Synopsis: They are Microserfs—six code-crunching computer whizzes who spend upward of sixteen hours a day “coding” and eating “flat” foods (food which, like Kraft singles, can be passed underneath closed doors) as they fearfully scan company e-mail to learn whether the great Bill is going to “flame” one of them. But now there’s a chance to become innovators instead of cogs in the gargantuan Microsoft machine. The intrepid Microserfs are striking out on their own—living together in a shared digital flophouse as they desperately try to cultivate well-rounded lives and find love amid the dislocated, subhuman whir and buzz of their computer-driven world.
For the Writer: An excellent example of first person narrative, how the protagonist can permeate the vocabulary, cadence, and culture of the story. This story whizzes by at a dizzying pace, like downloading a story at the highest mgbs.
Coupland tells the story as if writing a journal. It’s truncated, full of expletives, parenthetical, and time jumping. Coupland employs emails, computer gibberish, cyber word association, lists (including jeopardy categories to define characters), dialogue and reflection to make his narrative fizz. The seltzer? Use as many writing techniques to tell our stories as we need, like the teacher of the year who uses every trick in the book to keep his critical and apt-to-wander audience engaged.

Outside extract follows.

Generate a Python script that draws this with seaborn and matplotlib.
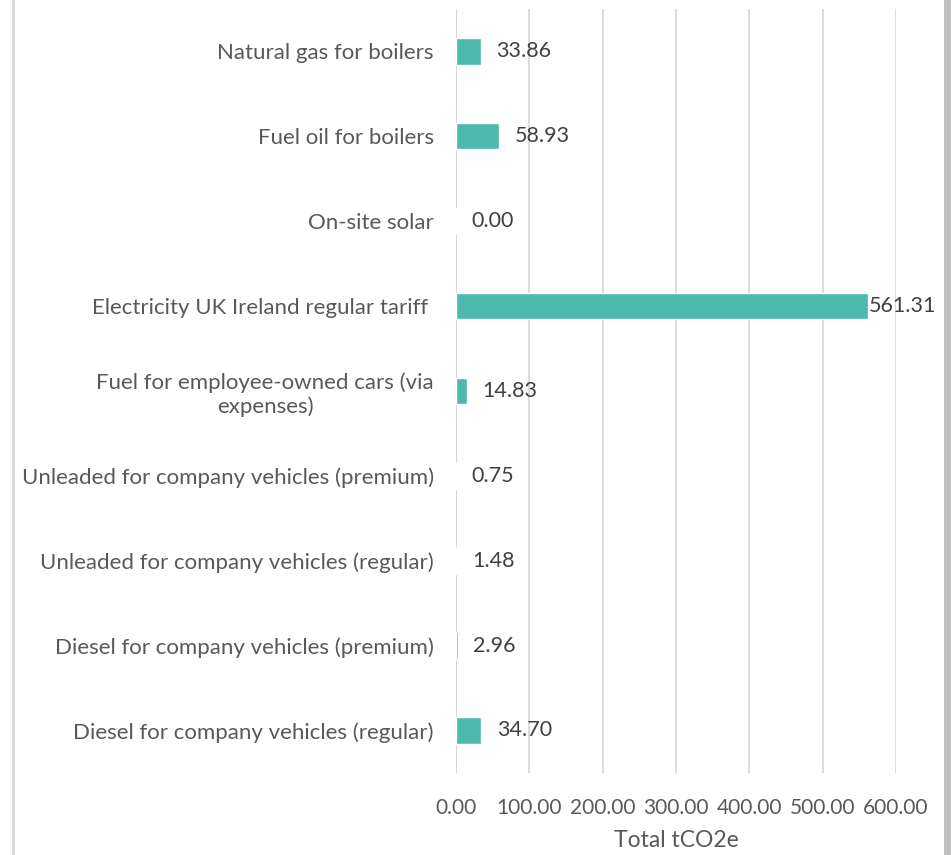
import pandas as pd
import seaborn as sns
import matplotlib.pyplot as plt
from matplotlib.lines import Line2D

categories = [
    'Natural gas for boilers',
    'Fuel oil for boilers',
    'On-site solar',
    'Electricity UK Ireland regular tariff ',
    'Fuel for employee-owned cars (via\nexpenses)',
    'Unleaded for company vehicles (premium)',
    'Unleaded for company vehicles (regular)',
    'Diesel for company vehicles (premium)',
    'Diesel for company vehicles (regular)',
]
values = [33.86, 58.93, 0.00, 561.31, 14.83, 0.75, 1.48, 2.96, 34.70]
x_ticks = [0, 100, 200, 300, 400, 500, 600]

df = pd.DataFrame({'source': categories, 'tco2e': values})

sns.set_style('white')
plt.rcParams['font.family'] = ['Lato', 'DejaVu Sans']
text_col = '#595959'

fig = plt.figure(figsize=(9.53, 8.55), dpi=100)
ax = fig.add_axes([0.4785, 0.096, 0.4617, 0.8935])

sns.barplot(data=df, x='tco2e', y='source', color='#4BB9AE', width=0.31,
            saturation=1, ax=ax)

ax.set_xlim(0, 600)
ax.set_xticks(x_ticks)
ax.set_xticklabels([f'{t:.2f}' for t in x_ticks], fontsize=15, color=text_col)
ax.tick_params(axis='x', length=0, pad=18)
ax.tick_params(axis='y', length=0, pad=16)
for lab in ax.get_yticklabels():
    lab.set_fontsize(16)
    lab.set_color(text_col)
    lab.set_multialignment('center')

ax.grid(axis='x', color='#D9D9D9', linewidth=1.3)
ax.set_axisbelow(True)
for s in ax.spines.values():
    s.set_visible(False)
ax.axvline(0, color='#BFBFBF', linewidth=1.3, zorder=0.5)

ax.set_xlabel('Total tCO2e', fontsize=16.5, color=text_col, labelpad=9)
ax.set_ylabel('')

for i, v in enumerate(values):
    off = 1 if v == max(values) else 11
    ax.annotate(f'{v:.2f}', xy=(v, i), xytext=(off, 0), textcoords='offset points',
                va='center', ha='left', fontsize=15.5, color='#404040')

# chart frame edges
fig.add_artist(Line2D([0.0136, 0.0136], [0, 1], color='#D9D9D9', linewidth=2))
fig.add_artist(Line2D([0.9935, 0.9935], [0, 1], color='#BFBFBF', linewidth=5))

fig.savefig('out.png', dpi=100)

Coupland takes cosmically disparate characters who have fallen under the same coded spell and shuts them in an office, a car, a company, and a conference. This is situation comedy at its best, with a lemon twist of seriousness. It begs a question. Are words from the wise underscored better as shots lacing a comedy or in downing the bottle in a drama? Tragedy cannot exist without irony, the good or the ideal always lingering like a taunt. Bitterness without humour is not an authentic landscape, like valleys without the mountain tops and Coupland has mastered the precept.
A few times one or two of the characters thoughts or actions seem contrived. Of course they are, they are the actors, the pawns of the playwright, the magician’s illusion. Sure. But we shouldn’t notice, should we? One scene I had to read three times because I couldn’t believe that as the character of Daniel had been drawn to that point, he had it in him. Equally, Karla sometimes seems too good at just the right moments, or should I say, too objectively insightful at precisely the right moment. Towards the end the characters felt like manipulated objects of an omnipotent narrator, proofs of a philosophical argument, as if, in answer to the question, ‘Can we provide what is essentially missing in our absurd lives?’, they had become a predestined object lesson.
This is more of an observation than a criticism. My background is in the theatre. Philosophical personifications and embodiments of types are more readily accepted from the pen of the playwright. In fact, there are playwrights who remind you at every dramatic turn that you are participating in art, not reality so to speak. I suppose, for the novelist, it comes down to intent. Are our characters meant to appear managed, following the strings back to the puppeteer, the artist, or do we want to stand back and as far as possible, allow the characters to speak for themselves. Art as a form of creative manifesto or as witness, or a measure of both. Either approach is valid. The artist’s ideology or the philosophical lense through which he peers is always discoverable if not conspicuous.